-------- Exercise data --------

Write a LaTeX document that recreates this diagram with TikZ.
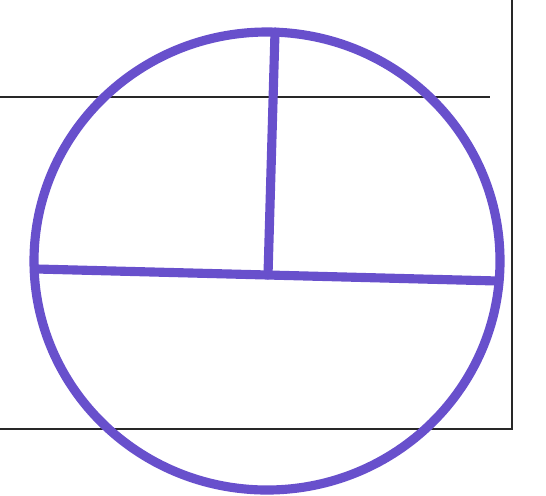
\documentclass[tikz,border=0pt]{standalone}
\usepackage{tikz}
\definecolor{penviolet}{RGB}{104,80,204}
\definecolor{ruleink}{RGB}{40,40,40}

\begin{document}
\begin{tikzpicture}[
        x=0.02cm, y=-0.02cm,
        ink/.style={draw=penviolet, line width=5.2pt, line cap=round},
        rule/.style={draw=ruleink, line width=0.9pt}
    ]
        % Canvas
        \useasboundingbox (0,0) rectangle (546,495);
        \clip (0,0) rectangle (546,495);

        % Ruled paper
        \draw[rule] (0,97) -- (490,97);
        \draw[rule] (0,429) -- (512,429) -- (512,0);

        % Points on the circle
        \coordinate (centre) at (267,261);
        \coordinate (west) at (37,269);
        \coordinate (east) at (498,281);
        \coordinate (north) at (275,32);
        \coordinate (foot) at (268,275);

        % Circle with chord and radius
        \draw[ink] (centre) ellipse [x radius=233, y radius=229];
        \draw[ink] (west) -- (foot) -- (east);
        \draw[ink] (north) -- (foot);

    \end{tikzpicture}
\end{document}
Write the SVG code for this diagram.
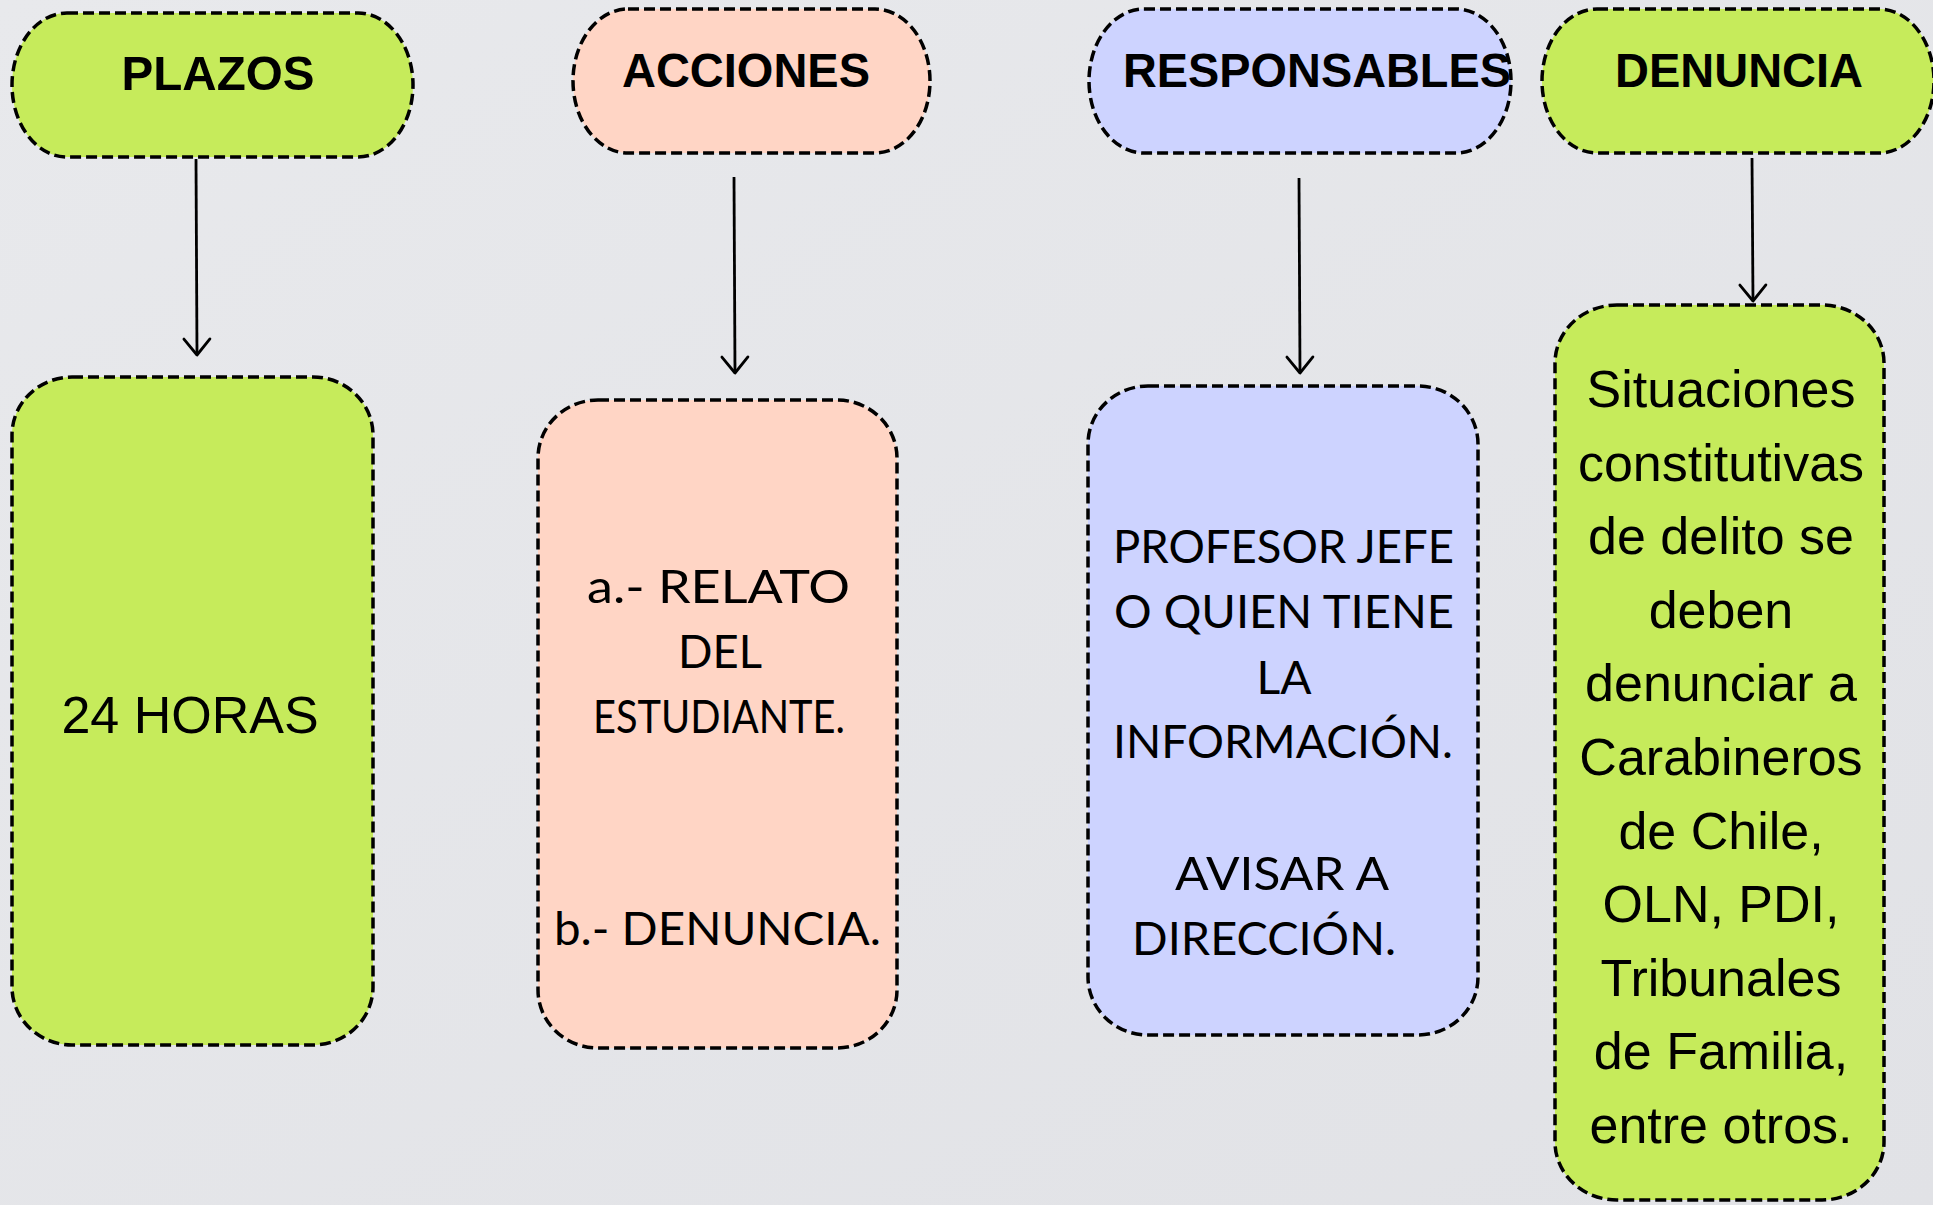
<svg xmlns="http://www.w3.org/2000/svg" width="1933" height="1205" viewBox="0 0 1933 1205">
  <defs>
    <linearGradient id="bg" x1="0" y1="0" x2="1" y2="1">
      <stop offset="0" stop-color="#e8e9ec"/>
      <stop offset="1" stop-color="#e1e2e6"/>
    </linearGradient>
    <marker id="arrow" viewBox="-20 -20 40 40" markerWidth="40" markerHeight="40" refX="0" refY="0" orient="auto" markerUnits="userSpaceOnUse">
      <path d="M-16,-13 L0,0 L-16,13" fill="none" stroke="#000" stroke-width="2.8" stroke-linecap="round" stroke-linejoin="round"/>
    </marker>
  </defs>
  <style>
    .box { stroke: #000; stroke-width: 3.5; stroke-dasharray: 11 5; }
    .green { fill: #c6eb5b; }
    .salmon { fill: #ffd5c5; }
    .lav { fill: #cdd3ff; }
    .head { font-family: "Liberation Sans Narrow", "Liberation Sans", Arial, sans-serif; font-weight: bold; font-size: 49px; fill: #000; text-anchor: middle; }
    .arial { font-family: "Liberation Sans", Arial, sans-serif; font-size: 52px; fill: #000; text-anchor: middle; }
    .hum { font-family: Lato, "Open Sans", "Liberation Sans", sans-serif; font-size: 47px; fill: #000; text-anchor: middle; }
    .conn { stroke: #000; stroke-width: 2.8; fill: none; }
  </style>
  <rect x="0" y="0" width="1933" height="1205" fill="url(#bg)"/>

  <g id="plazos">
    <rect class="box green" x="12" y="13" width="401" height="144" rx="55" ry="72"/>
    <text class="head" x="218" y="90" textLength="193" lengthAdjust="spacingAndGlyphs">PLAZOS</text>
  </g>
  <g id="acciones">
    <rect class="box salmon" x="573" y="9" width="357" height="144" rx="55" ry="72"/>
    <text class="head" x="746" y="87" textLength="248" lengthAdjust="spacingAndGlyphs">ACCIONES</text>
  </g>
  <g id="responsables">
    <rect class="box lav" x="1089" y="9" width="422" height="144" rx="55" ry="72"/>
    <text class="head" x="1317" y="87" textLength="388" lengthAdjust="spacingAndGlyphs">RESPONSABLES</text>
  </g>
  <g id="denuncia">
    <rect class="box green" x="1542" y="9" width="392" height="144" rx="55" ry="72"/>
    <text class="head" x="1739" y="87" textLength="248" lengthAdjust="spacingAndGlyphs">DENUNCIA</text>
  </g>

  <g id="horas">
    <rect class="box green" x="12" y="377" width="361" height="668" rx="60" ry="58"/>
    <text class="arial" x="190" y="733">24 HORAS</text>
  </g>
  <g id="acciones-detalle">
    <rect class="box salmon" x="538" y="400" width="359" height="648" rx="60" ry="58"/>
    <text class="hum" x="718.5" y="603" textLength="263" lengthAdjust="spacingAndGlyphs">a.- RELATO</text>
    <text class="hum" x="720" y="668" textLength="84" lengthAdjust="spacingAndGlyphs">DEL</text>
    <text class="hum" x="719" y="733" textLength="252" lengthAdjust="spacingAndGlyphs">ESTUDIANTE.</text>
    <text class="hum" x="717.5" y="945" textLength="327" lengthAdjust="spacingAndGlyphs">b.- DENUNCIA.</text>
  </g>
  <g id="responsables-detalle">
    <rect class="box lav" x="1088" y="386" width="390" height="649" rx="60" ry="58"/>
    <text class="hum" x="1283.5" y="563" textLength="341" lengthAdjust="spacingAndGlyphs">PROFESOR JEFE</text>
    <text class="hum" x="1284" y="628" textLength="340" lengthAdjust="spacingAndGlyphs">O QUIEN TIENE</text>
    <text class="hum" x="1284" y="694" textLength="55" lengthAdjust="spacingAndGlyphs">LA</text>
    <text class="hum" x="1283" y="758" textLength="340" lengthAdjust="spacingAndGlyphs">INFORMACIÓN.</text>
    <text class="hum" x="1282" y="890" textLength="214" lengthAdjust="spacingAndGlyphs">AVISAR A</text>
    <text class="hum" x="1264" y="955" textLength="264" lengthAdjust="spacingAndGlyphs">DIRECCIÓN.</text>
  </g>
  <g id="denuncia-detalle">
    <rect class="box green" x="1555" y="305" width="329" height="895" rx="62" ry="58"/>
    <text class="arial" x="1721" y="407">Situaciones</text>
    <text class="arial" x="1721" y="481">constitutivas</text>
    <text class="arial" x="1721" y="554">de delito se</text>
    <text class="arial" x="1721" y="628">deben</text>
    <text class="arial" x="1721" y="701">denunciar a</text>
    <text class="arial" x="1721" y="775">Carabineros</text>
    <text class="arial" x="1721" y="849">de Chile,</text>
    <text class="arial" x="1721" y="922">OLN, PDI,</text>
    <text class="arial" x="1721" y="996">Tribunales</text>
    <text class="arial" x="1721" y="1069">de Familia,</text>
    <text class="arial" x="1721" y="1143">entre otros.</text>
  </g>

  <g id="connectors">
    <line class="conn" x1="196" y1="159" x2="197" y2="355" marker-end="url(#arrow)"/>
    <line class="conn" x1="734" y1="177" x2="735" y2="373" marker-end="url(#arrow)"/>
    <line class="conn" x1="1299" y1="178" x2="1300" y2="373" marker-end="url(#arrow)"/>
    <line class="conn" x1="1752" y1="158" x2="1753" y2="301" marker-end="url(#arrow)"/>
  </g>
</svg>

--------

Short problem →
Retype the entries word for word. Omit any images.

Expected answer →
Write a LaTeX document that recreates this diagram with TikZ.
\documentclass[tikz,border=0pt]{standalone}
\usepackage{tikz}
\definecolor{penviolet}{RGB}{104,80,204}
\definecolor{ruleink}{RGB}{40,40,40}

\begin{document}
\begin{tikzpicture}[
        x=0.02cm, y=-0.02cm,
        ink/.style={draw=penviolet, line width=5.2pt, line cap=round},
        rule/.style={draw=ruleink, line width=0.9pt}
    ]
        % Canvas
        \useasboundingbox (0,0) rectangle (546,495);
        \clip (0,0) rectangle (546,495);

        % Ruled paper
        \draw[rule] (0,97) -- (490,97);
        \draw[rule] (0,429) -- (512,429) -- (512,0);

        % Points on the circle
        \coordinate (centre) at (267,261);
        \coordinate (west) at (37,269);
        \coordinate (east) at (498,281);
        \coordinate (north) at (275,32);
        \coordinate (foot) at (268,275);

        % Circle with chord and radius
        \draw[ink] (centre) ellipse [x radius=233, y radius=229];
        \draw[ink] (west) -- (foot) -- (east);
        \draw[ink] (north) -- (foot);

    \end{tikzpicture}
\end{document}
Write the SVG code for this diagram.
<svg xmlns="http://www.w3.org/2000/svg" width="1933" height="1205" viewBox="0 0 1933 1205">
  <defs>
    <linearGradient id="bg" x1="0" y1="0" x2="1" y2="1">
      <stop offset="0" stop-color="#e8e9ec"/>
      <stop offset="1" stop-color="#e1e2e6"/>
    </linearGradient>
    <marker id="arrow" viewBox="-20 -20 40 40" markerWidth="40" markerHeight="40" refX="0" refY="0" orient="auto" markerUnits="userSpaceOnUse">
      <path d="M-16,-13 L0,0 L-16,13" fill="none" stroke="#000" stroke-width="2.8" stroke-linecap="round" stroke-linejoin="round"/>
    </marker>
  </defs>
  <style>
    .box { stroke: #000; stroke-width: 3.5; stroke-dasharray: 11 5; }
    .green { fill: #c6eb5b; }
    .salmon { fill: #ffd5c5; }
    .lav { fill: #cdd3ff; }
    .head { font-family: "Liberation Sans Narrow", "Liberation Sans", Arial, sans-serif; font-weight: bold; font-size: 49px; fill: #000; text-anchor: middle; }
    .arial { font-family: "Liberation Sans", Arial, sans-serif; font-size: 52px; fill: #000; text-anchor: middle; }
    .hum { font-family: Lato, "Open Sans", "Liberation Sans", sans-serif; font-size: 47px; fill: #000; text-anchor: middle; }
    .conn { stroke: #000; stroke-width: 2.8; fill: none; }
  </style>
  <rect x="0" y="0" width="1933" height="1205" fill="url(#bg)"/>

  <g id="plazos">
    <rect class="box green" x="12" y="13" width="401" height="144" rx="55" ry="72"/>
    <text class="head" x="218" y="90" textLength="193" lengthAdjust="spacingAndGlyphs">PLAZOS</text>
  </g>
  <g id="acciones">
    <rect class="box salmon" x="573" y="9" width="357" height="144" rx="55" ry="72"/>
    <text class="head" x="746" y="87" textLength="248" lengthAdjust="spacingAndGlyphs">ACCIONES</text>
  </g>
  <g id="responsables">
    <rect class="box lav" x="1089" y="9" width="422" height="144" rx="55" ry="72"/>
    <text class="head" x="1317" y="87" textLength="388" lengthAdjust="spacingAndGlyphs">RESPONSABLES</text>
  </g>
  <g id="denuncia">
    <rect class="box green" x="1542" y="9" width="392" height="144" rx="55" ry="72"/>
    <text class="head" x="1739" y="87" textLength="248" lengthAdjust="spacingAndGlyphs">DENUNCIA</text>
  </g>

  <g id="horas">
    <rect class="box green" x="12" y="377" width="361" height="668" rx="60" ry="58"/>
    <text class="arial" x="190" y="733">24 HORAS</text>
  </g>
  <g id="acciones-detalle">
    <rect class="box salmon" x="538" y="400" width="359" height="648" rx="60" ry="58"/>
    <text class="hum" x="718.5" y="603" textLength="263" lengthAdjust="spacingAndGlyphs">a.- RELATO</text>
    <text class="hum" x="720" y="668" textLength="84" lengthAdjust="spacingAndGlyphs">DEL</text>
    <text class="hum" x="719" y="733" textLength="252" lengthAdjust="spacingAndGlyphs">ESTUDIANTE.</text>
    <text class="hum" x="717.5" y="945" textLength="327" lengthAdjust="spacingAndGlyphs">b.- DENUNCIA.</text>
  </g>
  <g id="responsables-detalle">
    <rect class="box lav" x="1088" y="386" width="390" height="649" rx="60" ry="58"/>
    <text class="hum" x="1283.5" y="563" textLength="341" lengthAdjust="spacingAndGlyphs">PROFESOR JEFE</text>
    <text class="hum" x="1284" y="628" textLength="340" lengthAdjust="spacingAndGlyphs">O QUIEN TIENE</text>
    <text class="hum" x="1284" y="694" textLength="55" lengthAdjust="spacingAndGlyphs">LA</text>
    <text class="hum" x="1283" y="758" textLength="340" lengthAdjust="spacingAndGlyphs">INFORMACIÓN.</text>
    <text class="hum" x="1282" y="890" textLength="214" lengthAdjust="spacingAndGlyphs">AVISAR A</text>
    <text class="hum" x="1264" y="955" textLength="264" lengthAdjust="spacingAndGlyphs">DIRECCIÓN.</text>
  </g>
  <g id="denuncia-detalle">
    <rect class="box green" x="1555" y="305" width="329" height="895" rx="62" ry="58"/>
    <text class="arial" x="1721" y="407">Situaciones</text>
    <text class="arial" x="1721" y="481">constitutivas</text>
    <text class="arial" x="1721" y="554">de delito se</text>
    <text class="arial" x="1721" y="628">deben</text>
    <text class="arial" x="1721" y="701">denunciar a</text>
    <text class="arial" x="1721" y="775">Carabineros</text>
    <text class="arial" x="1721" y="849">de Chile,</text>
    <text class="arial" x="1721" y="922">OLN, PDI,</text>
    <text class="arial" x="1721" y="996">Tribunales</text>
    <text class="arial" x="1721" y="1069">de Familia,</text>
    <text class="arial" x="1721" y="1143">entre otros.</text>
  </g>

  <g id="connectors">
    <line class="conn" x1="196" y1="159" x2="197" y2="355" marker-end="url(#arrow)"/>
    <line class="conn" x1="734" y1="177" x2="735" y2="373" marker-end="url(#arrow)"/>
    <line class="conn" x1="1299" y1="178" x2="1300" y2="373" marker-end="url(#arrow)"/>
    <line class="conn" x1="1752" y1="158" x2="1753" y2="301" marker-end="url(#arrow)"/>
  </g>
</svg>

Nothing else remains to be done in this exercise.